WHAT THE EXERCISE ASKS >> Return the material word for word. Do not include pictures.

GIVEN DATA >>
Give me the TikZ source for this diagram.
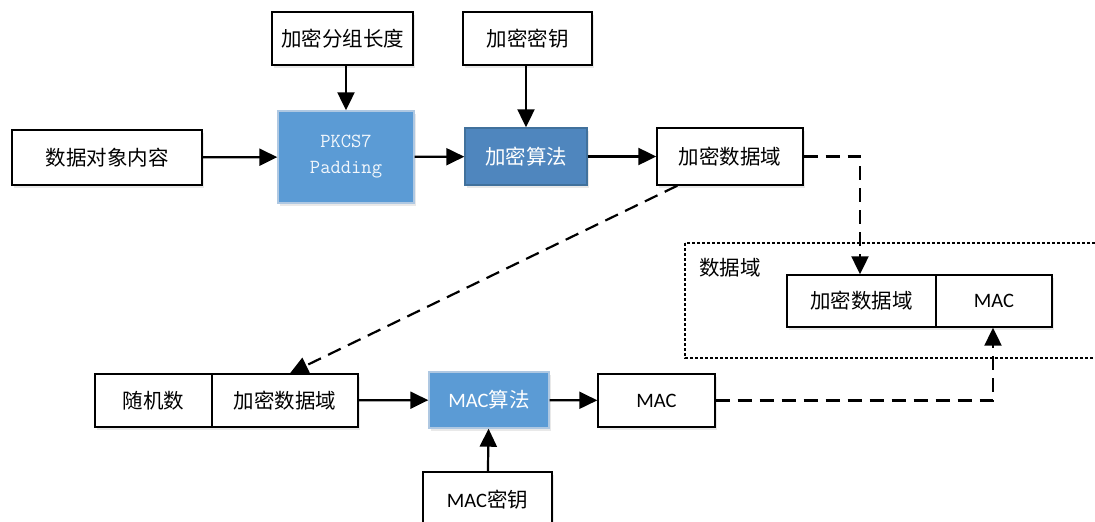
\documentclass[tikz,border=0pt]{standalone}
\usepackage{fontspec}
\newfontfamily\cjk{Noto Sans CJK SC}
\newfontfamily\lat{Carlito}
\usetikzlibrary{arrows.meta,shadows}
\definecolor{lblue}{HTML}{5B9BD5}
\definecolor{dblue}{HTML}{4F86BE}
\definecolor{dborder}{HTML}{41719C}
\definecolor{lborder}{HTML}{AFC8E2}
\begin{document}
\begin{tikzpicture}[x=1pt,y=-1pt,
  every node/.style={inner sep=0pt},
  box/.style={draw=black, line width=1.4pt, fill=white, font=\cjk\fontsize{20.5}{24}\selectfont,
    drop shadow={shadow xshift=1.5pt, shadow yshift=-2.5pt, fill=black!35, opacity=0.25}},
  bbox/.style={box, fill=lblue, draw=lborder, text=white},
  arr/.style={line width=2.2pt, -{Triangle[length=18pt,width=17pt]}},
  darr/.style={arr, dash pattern=on 14pt off 8pt},
]
\useasboundingbox (0,0) rectangle (1095,522);
% top row
\node[box, minimum width=190pt, minimum height=55pt] (obj) at (107,157.5) {数据对象内容};
\node[box, minimum width=141pt, minimum height=53pt] (len) at (342.5,38.5) {加密分组长度};
\node[box, minimum width=129pt, minimum height=53pt] (key) at (527.5,38.5) {加密密钥};
\node[bbox, minimum width=136pt, minimum height=92pt, align=center,
  font=\ttfamily\fontsize{20}{26}\selectfont, text=white!92!lblue] (pad) at (346,157) {PKCS7\\Padding};
\node[bbox, fill=dblue, draw=dborder, minimum width=122pt, minimum height=57pt] (enc) at (526,156.5) {加密算法};
\node[box, minimum width=146pt, minimum height=57pt] (edt) at (730,156.5) {加密数据域};
% data field frame
\draw[line width=1.5pt, dash pattern=on 3pt off 2pt] (685,243) rectangle (1105,358);
\node[font=\cjk\fontsize{20.5}{24}\selectfont] (lbl) at (730,268) {数据域};
\node[box, minimum width=149pt, minimum height=52pt] (ed2) at (861.5,301) {加密数据域};
\node[box, minimum width=116pt, minimum height=52pt, font=\lat\fontsize{20.5}{24}\selectfont] (mac2) at (994,301) {MAC};
% bottom row
\node[box, minimum width=117pt, minimum height=53pt] (rnd) at (153.5,400.5) {随机数};
\node[box, minimum width=146pt, minimum height=53pt] (ed3) at (285,400.5) {加密数据域};
\node[bbox, minimum width=120pt, minimum height=56pt] (malg) at (489,400) {{\lat MAC}算法};
\node[box, minimum width=117pt, minimum height=53pt, font=\lat\fontsize{20.5}{24}\selectfont] (mac) at (656.5,400.5) {MAC};
\node[box, minimum width=129pt, minimum height=56pt] (mkey) at (487.5,500) {{\lat MAC}密钥};
% connectors
\draw[arr] (obj) -- (pad);
\draw[arr] ([xshift=3.5pt]len.south) -- ([xshift=3.5pt]len.south |- pad.north);
\draw[arr] ([xshift=-1.5pt]key.south) -- ([xshift=-1.5pt]key.south |- enc.north);
\draw[arr] (pad) -- (enc);
\draw[arr] (enc) -- (edt);
\draw[darr] (edt.east) -| ([xshift=-1.5pt]ed2.north);
\draw[darr] ([xshift=21pt]edt.south west) -- ([xshift=5pt]ed3.north);
\draw[arr] (ed3) -- (malg);
\draw[arr] (malg) -- (mac);
\draw[arr] (mkey) -- (malg);
\draw[darr] (mac.east) -| ([xshift=-1pt]mac2.south);
\end{tikzpicture}
\end{document}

ANSWER TO THE EXERCISE >>
Give me the TikZ source for this diagram.
\documentclass[tikz,border=0pt]{standalone}
\usepackage{fontspec}
\newfontfamily\cjk{Noto Sans CJK SC}
\newfontfamily\lat{Carlito}
\usetikzlibrary{arrows.meta,shadows}
\definecolor{lblue}{HTML}{5B9BD5}
\definecolor{dblue}{HTML}{4F86BE}
\definecolor{dborder}{HTML}{41719C}
\definecolor{lborder}{HTML}{AFC8E2}
\begin{document}
\begin{tikzpicture}[x=1pt,y=-1pt,
  every node/.style={inner sep=0pt},
  box/.style={draw=black, line width=1.4pt, fill=white, font=\cjk\fontsize{20.5}{24}\selectfont,
    drop shadow={shadow xshift=1.5pt, shadow yshift=-2.5pt, fill=black!35, opacity=0.25}},
  bbox/.style={box, fill=lblue, draw=lborder, text=white},
  arr/.style={line width=2.2pt, -{Triangle[length=18pt,width=17pt]}},
  darr/.style={arr, dash pattern=on 14pt off 8pt},
]
\useasboundingbox (0,0) rectangle (1095,522);
% top row
\node[box, minimum width=190pt, minimum height=55pt] (obj) at (107,157.5) {数据对象内容};
\node[box, minimum width=141pt, minimum height=53pt] (len) at (342.5,38.5) {加密分组长度};
\node[box, minimum width=129pt, minimum height=53pt] (key) at (527.5,38.5) {加密密钥};
\node[bbox, minimum width=136pt, minimum height=92pt, align=center,
  font=\ttfamily\fontsize{20}{26}\selectfont, text=white!92!lblue] (pad) at (346,157) {PKCS7\\Padding};
\node[bbox, fill=dblue, draw=dborder, minimum width=122pt, minimum height=57pt] (enc) at (526,156.5) {加密算法};
\node[box, minimum width=146pt, minimum height=57pt] (edt) at (730,156.5) {加密数据域};
% data field frame
\draw[line width=1.5pt, dash pattern=on 3pt off 2pt] (685,243) rectangle (1105,358);
\node[font=\cjk\fontsize{20.5}{24}\selectfont] (lbl) at (730,268) {数据域};
\node[box, minimum width=149pt, minimum height=52pt] (ed2) at (861.5,301) {加密数据域};
\node[box, minimum width=116pt, minimum height=52pt, font=\lat\fontsize{20.5}{24}\selectfont] (mac2) at (994,301) {MAC};
% bottom row
\node[box, minimum width=117pt, minimum height=53pt] (rnd) at (153.5,400.5) {随机数};
\node[box, minimum width=146pt, minimum height=53pt] (ed3) at (285,400.5) {加密数据域};
\node[bbox, minimum width=120pt, minimum height=56pt] (malg) at (489,400) {{\lat MAC}算法};
\node[box, minimum width=117pt, minimum height=53pt, font=\lat\fontsize{20.5}{24}\selectfont] (mac) at (656.5,400.5) {MAC};
\node[box, minimum width=129pt, minimum height=56pt] (mkey) at (487.5,500) {{\lat MAC}密钥};
% connectors
\draw[arr] (obj) -- (pad);
\draw[arr] ([xshift=3.5pt]len.south) -- ([xshift=3.5pt]len.south |- pad.north);
\draw[arr] ([xshift=-1.5pt]key.south) -- ([xshift=-1.5pt]key.south |- enc.north);
\draw[arr] (pad) -- (enc);
\draw[arr] (enc) -- (edt);
\draw[darr] (edt.east) -| ([xshift=-1.5pt]ed2.north);
\draw[darr] ([xshift=21pt]edt.south west) -- ([xshift=5pt]ed3.north);
\draw[arr] (ed3) -- (malg);
\draw[arr] (malg) -- (mac);
\draw[arr] (mkey) -- (malg);
\draw[darr] (mac.east) -| ([xshift=-1pt]mac2.south);
\end{tikzpicture}
\end{document}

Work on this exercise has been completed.